**What needs to be done:**
Extract, exactly, the lines from the line containing "Output the LaTeX" to the line containing "entrepreneur key informant", with both lines included and any pictures left out.

**Given records:**
..........

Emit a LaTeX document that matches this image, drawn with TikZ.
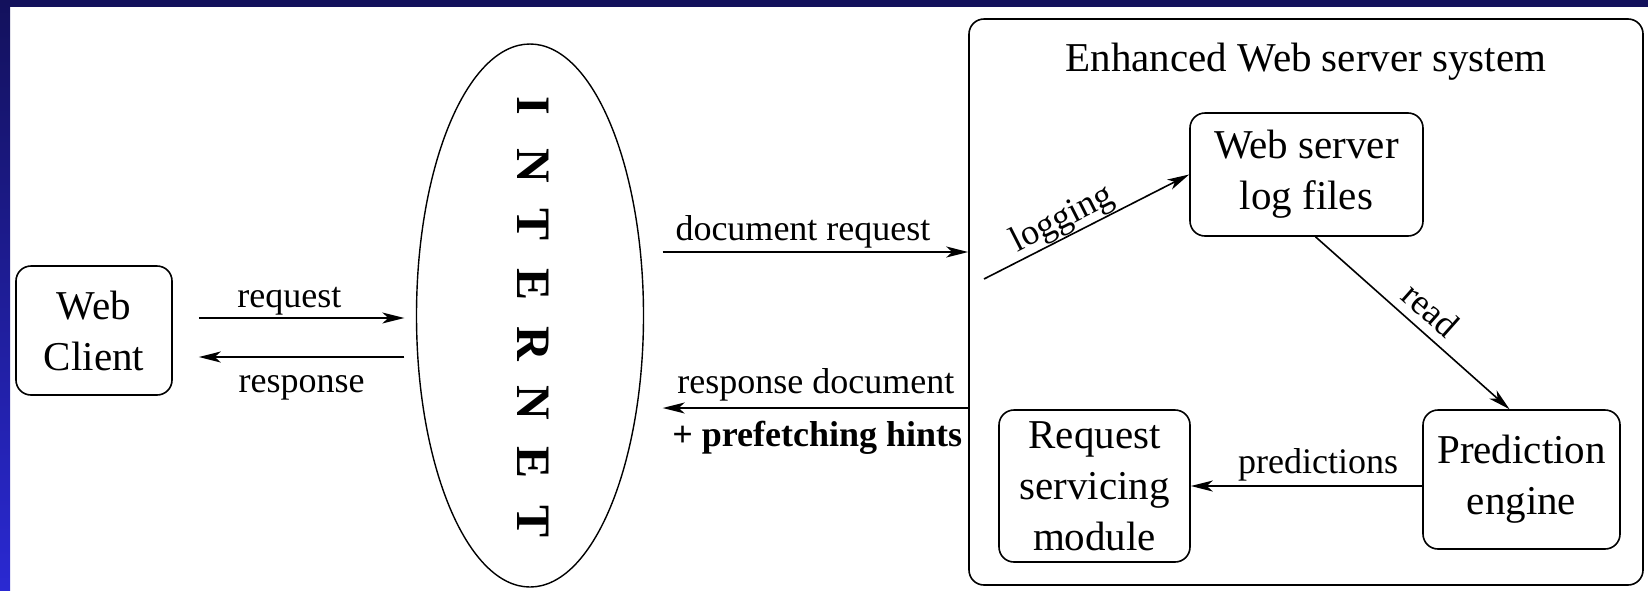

..........

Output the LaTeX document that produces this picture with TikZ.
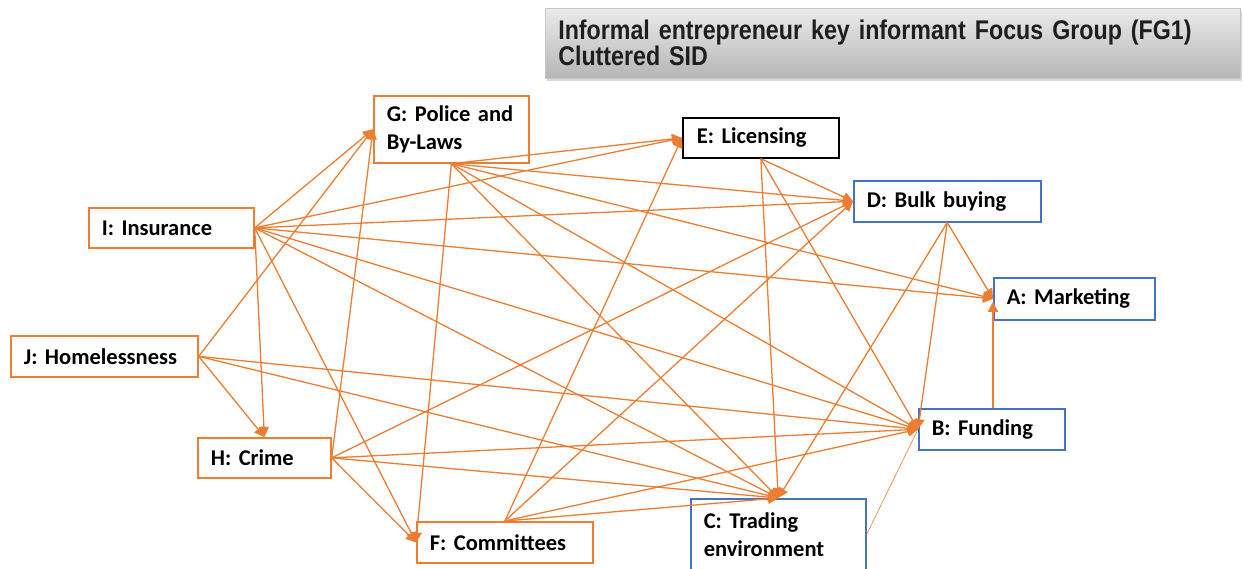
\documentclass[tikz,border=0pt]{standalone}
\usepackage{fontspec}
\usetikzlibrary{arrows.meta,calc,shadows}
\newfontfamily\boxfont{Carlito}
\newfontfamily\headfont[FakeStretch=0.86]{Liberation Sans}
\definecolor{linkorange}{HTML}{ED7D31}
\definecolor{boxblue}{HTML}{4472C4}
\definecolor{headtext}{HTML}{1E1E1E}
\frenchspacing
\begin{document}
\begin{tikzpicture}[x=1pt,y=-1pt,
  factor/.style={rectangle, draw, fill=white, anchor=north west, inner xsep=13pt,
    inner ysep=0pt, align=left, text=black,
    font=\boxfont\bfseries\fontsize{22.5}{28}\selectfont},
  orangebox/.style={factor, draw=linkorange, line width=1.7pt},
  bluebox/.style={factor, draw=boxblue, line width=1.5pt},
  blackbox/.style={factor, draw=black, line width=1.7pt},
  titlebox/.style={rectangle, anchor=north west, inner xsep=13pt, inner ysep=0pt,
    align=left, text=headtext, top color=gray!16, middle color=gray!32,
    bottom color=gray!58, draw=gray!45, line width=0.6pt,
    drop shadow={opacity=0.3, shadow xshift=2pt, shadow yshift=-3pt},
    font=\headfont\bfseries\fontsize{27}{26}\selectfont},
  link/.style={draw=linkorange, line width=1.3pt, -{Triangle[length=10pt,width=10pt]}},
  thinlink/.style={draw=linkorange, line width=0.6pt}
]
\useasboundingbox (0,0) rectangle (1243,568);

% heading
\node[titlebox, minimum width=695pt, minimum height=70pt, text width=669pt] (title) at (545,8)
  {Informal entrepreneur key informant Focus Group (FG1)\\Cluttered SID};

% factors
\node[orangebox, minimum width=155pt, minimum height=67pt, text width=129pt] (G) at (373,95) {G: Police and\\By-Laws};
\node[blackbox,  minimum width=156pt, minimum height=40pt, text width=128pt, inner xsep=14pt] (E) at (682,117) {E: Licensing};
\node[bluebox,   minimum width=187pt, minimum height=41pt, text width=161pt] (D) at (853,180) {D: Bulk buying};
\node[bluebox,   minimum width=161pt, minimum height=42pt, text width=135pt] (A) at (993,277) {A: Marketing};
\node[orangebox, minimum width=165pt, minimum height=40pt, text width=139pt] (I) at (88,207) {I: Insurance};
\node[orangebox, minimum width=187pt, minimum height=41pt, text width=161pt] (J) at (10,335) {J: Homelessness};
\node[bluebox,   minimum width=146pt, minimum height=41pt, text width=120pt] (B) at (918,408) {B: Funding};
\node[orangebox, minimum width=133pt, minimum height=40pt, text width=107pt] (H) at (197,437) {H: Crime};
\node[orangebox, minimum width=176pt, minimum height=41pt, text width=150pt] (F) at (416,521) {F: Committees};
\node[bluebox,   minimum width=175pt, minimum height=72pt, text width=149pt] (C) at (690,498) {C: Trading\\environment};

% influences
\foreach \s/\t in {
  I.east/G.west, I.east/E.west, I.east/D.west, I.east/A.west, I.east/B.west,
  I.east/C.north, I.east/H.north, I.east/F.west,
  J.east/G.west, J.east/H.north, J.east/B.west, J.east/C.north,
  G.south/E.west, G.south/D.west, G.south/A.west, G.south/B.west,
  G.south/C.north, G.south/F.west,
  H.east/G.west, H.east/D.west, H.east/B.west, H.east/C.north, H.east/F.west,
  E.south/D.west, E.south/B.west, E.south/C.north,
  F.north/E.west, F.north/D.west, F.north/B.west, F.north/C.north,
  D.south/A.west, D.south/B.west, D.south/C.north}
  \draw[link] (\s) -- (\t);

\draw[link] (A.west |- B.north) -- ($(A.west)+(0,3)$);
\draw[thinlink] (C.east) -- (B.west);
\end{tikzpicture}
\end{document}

..........

**Task result:**
Output the LaTeX document that produces this picture with TikZ.
\documentclass[tikz,border=0pt]{standalone}
\usepackage{fontspec}
\usetikzlibrary{arrows.meta,calc,shadows}
\newfontfamily\boxfont{Carlito}
\newfontfamily\headfont[FakeStretch=0.86]{Liberation Sans}
\definecolor{linkorange}{HTML}{ED7D31}
\definecolor{boxblue}{HTML}{4472C4}
\definecolor{headtext}{HTML}{1E1E1E}
\frenchspacing
\begin{document}
\begin{tikzpicture}[x=1pt,y=-1pt,
  factor/.style={rectangle, draw, fill=white, anchor=north west, inner xsep=13pt,
    inner ysep=0pt, align=left, text=black,
    font=\boxfont\bfseries\fontsize{22.5}{28}\selectfont},
  orangebox/.style={factor, draw=linkorange, line width=1.7pt},
  bluebox/.style={factor, draw=boxblue, line width=1.5pt},
  blackbox/.style={factor, draw=black, line width=1.7pt},
  titlebox/.style={rectangle, anchor=north west, inner xsep=13pt, inner ysep=0pt,
    align=left, text=headtext, top color=gray!16, middle color=gray!32,
    bottom color=gray!58, draw=gray!45, line width=0.6pt,
    drop shadow={opacity=0.3, shadow xshift=2pt, shadow yshift=-3pt},
    font=\headfont\bfseries\fontsize{27}{26}\selectfont},
  link/.style={draw=linkorange, line width=1.3pt, -{Triangle[length=10pt,width=10pt]}},
  thinlink/.style={draw=linkorange, line width=0.6pt}
]
\useasboundingbox (0,0) rectangle (1243,568);

% heading
\node[titlebox, minimum width=695pt, minimum height=70pt, text width=669pt] (title) at (545,8)
  {Informal entrepreneur key informant Focus Group (FG1)\\Cluttered SID};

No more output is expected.